Third, Raab’s responses reveal a set of concerns that sit, to some extent, in tension with the second. He suggests — in line with former Justice Secretary Chris Grayling, who professedly wanted “our Supreme Court to be supreme again” — that the UK Supreme Court’s authority should be extended (implicitly) at the expense of the European Court of Human Rights in Strasbourg. This aspect of the Government’s position suggests that the objection is not so much to human-rights adjudication by judges per se, but to human-rights adjudication by European judges. It is not clear, however, how this aspect of the Government’s stance relates to the second set of concerns, which reflect a more general unease about the balance between political authority and the authority of courts per se (as distinct from the authority of a specifically “foreign” court).

Because the government’s public position is so inchoate at present, it is difficult to know how likely it is that these proposals (such as they are) will be implemented and, if they are, what consequences are likely to ensue. Indeed, given that human-rights reform did not feature at all in any of the major speeches at the 2015 Conservative Party conference, it is not clear whether — and, if so, to what extent — this issue has been placed on the backburner by Justice Secretary Michael Gove. In any event, it is worth noting that pre-election indications that HRA repeal would occur very soon after the election have given way to a more measured position on the part of the Government (not least because of indications of unease among some sections of the Conservative parliamentary party).

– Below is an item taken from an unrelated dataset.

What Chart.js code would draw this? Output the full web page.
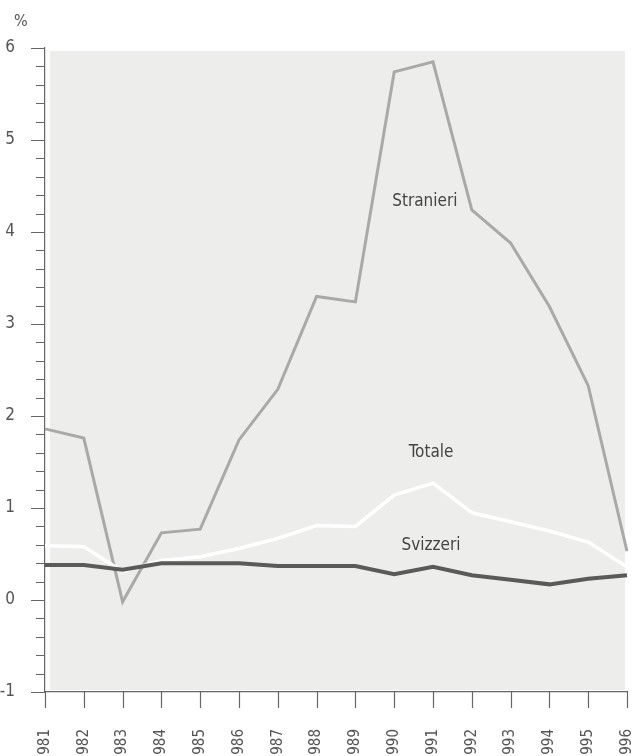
<!DOCTYPE html>
<html>
<head>
<meta charset="utf-8">
<script src="https://cdn.jsdelivr.net/npm/chart.js@4.4.1/dist/chart.umd.min.js"></script>
<style>
  html, body { margin: 0; padding: 0; background: #fff; }
  #wrap { position: relative; width: 640px; height: 756px; }
</style>
</head>
<body>
<div id="wrap"><canvas id="chart"></canvas></div>
<script>
const years = ['1981','1982','1983','1984','1985','1986','1987','1988','1989','1990','1991','1992','1993','1994','1995','1996'];
const stranieri = [1.86, 1.76, -0.02, 0.73, 0.77, 1.74, 2.29, 3.30, 3.24, 5.74, 5.85, 4.24, 3.88, 3.19, 2.33, 0.53];
const totale    = [0.59, 0.58, 0.31, 0.43, 0.47, 0.56, 0.67, 0.81, 0.80, 1.14, 1.27, 0.95, 0.85, 0.75, 0.63, 0.36];
const svizzeri  = [0.38, 0.38, 0.33, 0.40, 0.40, 0.40, 0.37, 0.37, 0.37, 0.28, 0.36, 0.27, 0.22, 0.17, 0.23, 0.27];

// series name labels: [text, category index, value]
const seriesLabels = [
    ['Stranieri', 9.79, 4.33],
    ['Totale', 9.95, 1.60],
    ['Svizzeri', 9.95, 0.59]
];

const FONT = "'DejaVu Sans Condensed', 'Liberation Sans Narrow', sans-serif";
const AXIS = '#666';

const isInt = v => Math.abs(v - Math.round(v)) < 1e-6;

const decor = {
    id: 'decor',
    beforeDraw(chart) {
        const { ctx, chartArea: a } = chart;
        ctx.save();
        ctx.fillStyle = '#ededeb';
        ctx.fillRect(a.left + 5, a.top + 3, a.right - a.left - 7, a.bottom - a.top - 5);
        ctx.restore();
    },
    afterDraw(chart) {
        const { ctx, chartArea: a } = chart;
        const x = chart.scales.x, y = chart.scales.y;
        ctx.save();
        ctx.strokeStyle = AXIS;
        ctx.lineWidth = 1.2;
        ctx.beginPath();
        y.ticks.forEach((t, i) => {
            const py = Math.round(y.getPixelForTick(i)) + 0.5;
            const len = isInt(t.value) ? 14 : 9;
            ctx.moveTo(a.left - len, py);
            ctx.lineTo(a.left, py);
        });
        x.ticks.forEach((t, i) => {
            const px = Math.round(x.getPixelForTick(i)) + 0.5;
            ctx.moveTo(px, a.bottom);
            ctx.lineTo(px, a.bottom + 16);
        });
        ctx.stroke();

        ctx.fillStyle = '#555';
        ctx.font = '16px ' + FONT;
        ctx.textAlign = 'left';
        ctx.textBaseline = 'middle';
        ctx.fillText('%', 14, 22);

        ctx.fillStyle = '#444';
        ctx.font = '17px ' + FONT;
        ctx.textAlign = 'center';
        seriesLabels.forEach(([txt, i, v]) => {
            ctx.fillText(txt, x.getPixelForValue(i), y.getPixelForValue(v));
        });
        ctx.restore();
    }
};

new Chart(document.getElementById('chart'), {
    type: 'line',
    data: {
        labels: years,
        datasets: [
            { label: 'Svizzeri', data: svizzeri, borderColor: '#5a5a58', borderWidth: 4 },
            { label: 'Totale', data: totale, borderColor: '#ffffff', borderWidth: 3.5 },
            { label: 'Stranieri', data: stranieri, borderColor: '#a9a9a7', borderWidth: 3 }
        ]
    },
    options: {
        responsive: true,
        maintainAspectRatio: false,
        animation: false,
        layout: { padding: { top: 48, right: 13, left: 0, bottom: 0 } },
        elements: {
            point: { radius: 0 },
            line: { tension: 0, borderJoinStyle: 'miter', borderCapStyle: 'butt' }
        },
        plugins: { legend: { display: false }, tooltip: { enabled: false } },
        scales: {
            x: {
                offset: false,
                grid: { display: false },
                border: { display: true, color: AXIS, width: 1.2 },
                ticks: {
                    minRotation: 90,
                    maxRotation: 90,
                    autoSkip: false,
                    padding: 29,
                    color: '#555',
                    font: { family: FONT, size: 15 }
                },
                afterFit(s) { s.height = 64; s.paddingLeft = 0; s.paddingRight = 0; }
            },
            y: {
                min: -1,
                max: 6,
                grid: { display: false },
                border: { display: true, color: AXIS, width: 1.2 },
                ticks: {
                    stepSize: 0.2,
                    autoSkip: false,
                    padding: 22,
                    color: '#555',
                    font: { family: FONT, size: 17 },
                    callback: v => isInt(v) ? String(Math.round(v)) : ''
                },
                afterFit(s) { s.width = 45; s.paddingTop = 0; s.paddingBottom = 0; }
            }
        }
    },
    plugins: [decor]
});
</script>
</body>
</html>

It now appears that when (or if) proposals are published this autumn, this will be the beginning of a consultation process; no firm timetable has been laid down for the repeal of the HRA or the enactment of replacement legislation. Meanwhile, it is worth noting that the political difficulties involved in implementing this strategy are not likely to be confined to the Conservative backbenches. The House of Lords may well prove an obstacle, while the resistance of the devolved administrations to HRA repeal could well be an insuperable stumbling block. Indeed, it would involve no exaggeration to say that the Government is likely to find out that, the doctrine of parliamentary sovereignty notwithstanding, the HRA may well turn out to be a more entrenched feature of our (political) constitutional landscape than has hitherto been supposed by those who have advocated getting rid of it.